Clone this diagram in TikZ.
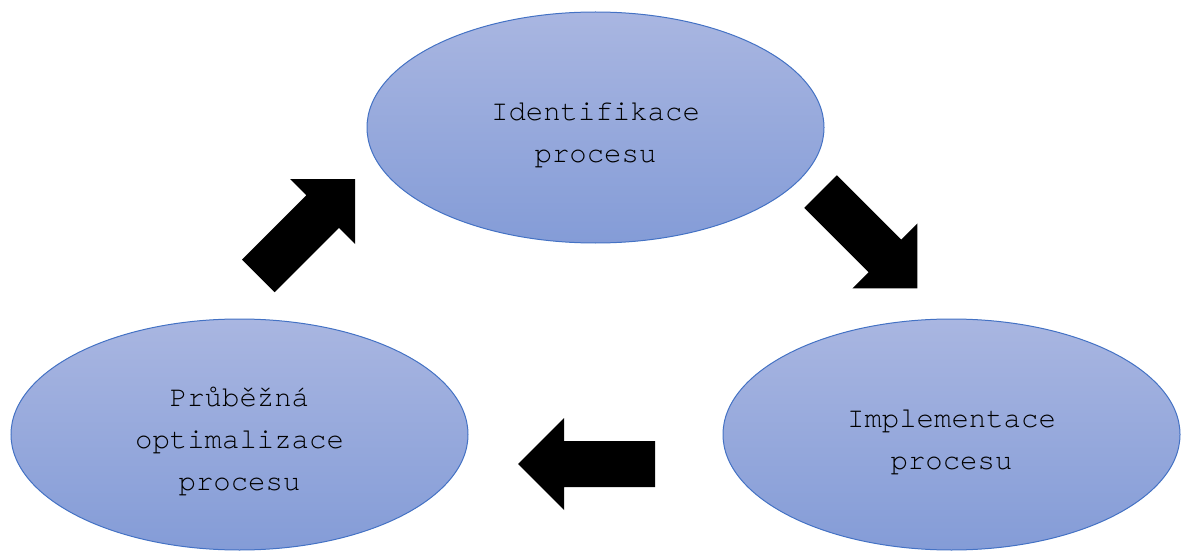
\documentclass[tikz,border=0pt]{standalone}
\usepackage{fontspec}
\setmonofont[Ligatures=NoCommon]{TeX Gyre Cursor}
\usetikzlibrary{shapes.geometric}

\definecolor{ellTop}{RGB}{169,182,225}
\definecolor{ellBot}{RGB}{132,156,215}
\definecolor{ellLine}{RGB}{68,114,196}

\tikzset{
  stage/.style={ellipse, draw=ellLine, line width=1pt,
    top color=ellTop, bottom color=ellBot,
    minimum width=457pt, minimum height=231pt, inner sep=0pt},
  stagetext/.style={align=center, inner sep=0pt, text=black,
    font=\ttfamily\fontsize{29}{42}\selectfont},
  % thick block arrow, pointing along +x, centred on the origin
  blockarrow/.pic={
    \fill[black] (-68.5,-23) -- (22.5,-23) -- (22.5,-46) -- (68.5,0)
      -- (22.5,46) -- (22.5,23) -- (-68.5,23) -- cycle;
  }
}

\begin{document}
\begin{tikzpicture}[x=1pt, y=1pt]
  \useasboundingbox (0,0) rectangle (1181,550);

  % the three stages of the cycle
  \node[stage] (ident) at (595.5,422.5) {};
  \node[stage] (impl)  at (951.5,115.5) {};
  \node[stage] (optim) at (239.5,115.5) {};

  \node[stagetext] (identtext) at ([yshift=-8pt]ident.center) {Identifikace\\procesu};
  \node[stagetext] (impltext)  at ([yshift=-8pt]impl.center)  {Implementace\\procesu};
  \node[stagetext] (optimtext) at ([yshift=-7pt]optim.center) {Průběžná\\optimalizace\\procesu};

  % block arrows running clockwise between the stages
  \pic[rotate=-45] (toimpl)  at (869,310)    {blockarrow};
  \pic[rotate=180] (tooptim) at (586.5,86)   {blockarrow};
  \pic[rotate=45]  (toident) at (306.75,322.5) {blockarrow};
\end{tikzpicture}
\end{document}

● Task details: Leave out any pictures, please, and quote only the lines from the top of the data through the line that contains "(optimtext) at ([yshift=-7pt]optim.center)".

● In response:
Clone this diagram in TikZ.
\documentclass[tikz,border=0pt]{standalone}
\usepackage{fontspec}
\setmonofont[Ligatures=NoCommon]{TeX Gyre Cursor}
\usetikzlibrary{shapes.geometric}

\definecolor{ellTop}{RGB}{169,182,225}
\definecolor{ellBot}{RGB}{132,156,215}
\definecolor{ellLine}{RGB}{68,114,196}

\tikzset{
  stage/.style={ellipse, draw=ellLine, line width=1pt,
    top color=ellTop, bottom color=ellBot,
    minimum width=457pt, minimum height=231pt, inner sep=0pt},
  stagetext/.style={align=center, inner sep=0pt, text=black,
    font=\ttfamily\fontsize{29}{42}\selectfont},
  % thick block arrow, pointing along +x, centred on the origin
  blockarrow/.pic={
    \fill[black] (-68.5,-23) -- (22.5,-23) -- (22.5,-46) -- (68.5,0)
      -- (22.5,46) -- (22.5,23) -- (-68.5,23) -- cycle;
  }
}

\begin{document}
\begin{tikzpicture}[x=1pt, y=1pt]
  \useasboundingbox (0,0) rectangle (1181,550);

  % the three stages of the cycle
  \node[stage] (ident) at (595.5,422.5) {};
  \node[stage] (impl)  at (951.5,115.5) {};
  \node[stage] (optim) at (239.5,115.5) {};

  \node[stagetext] (identtext) at ([yshift=-8pt]ident.center) {Identifikace\\procesu};
  \node[stagetext] (impltext)  at ([yshift=-8pt]impl.center)  {Implementace\\procesu};
  \node[stagetext] (optimtext) at ([yshift=-7pt]optim.center) {Průběžná\\optimalizace\\procesu};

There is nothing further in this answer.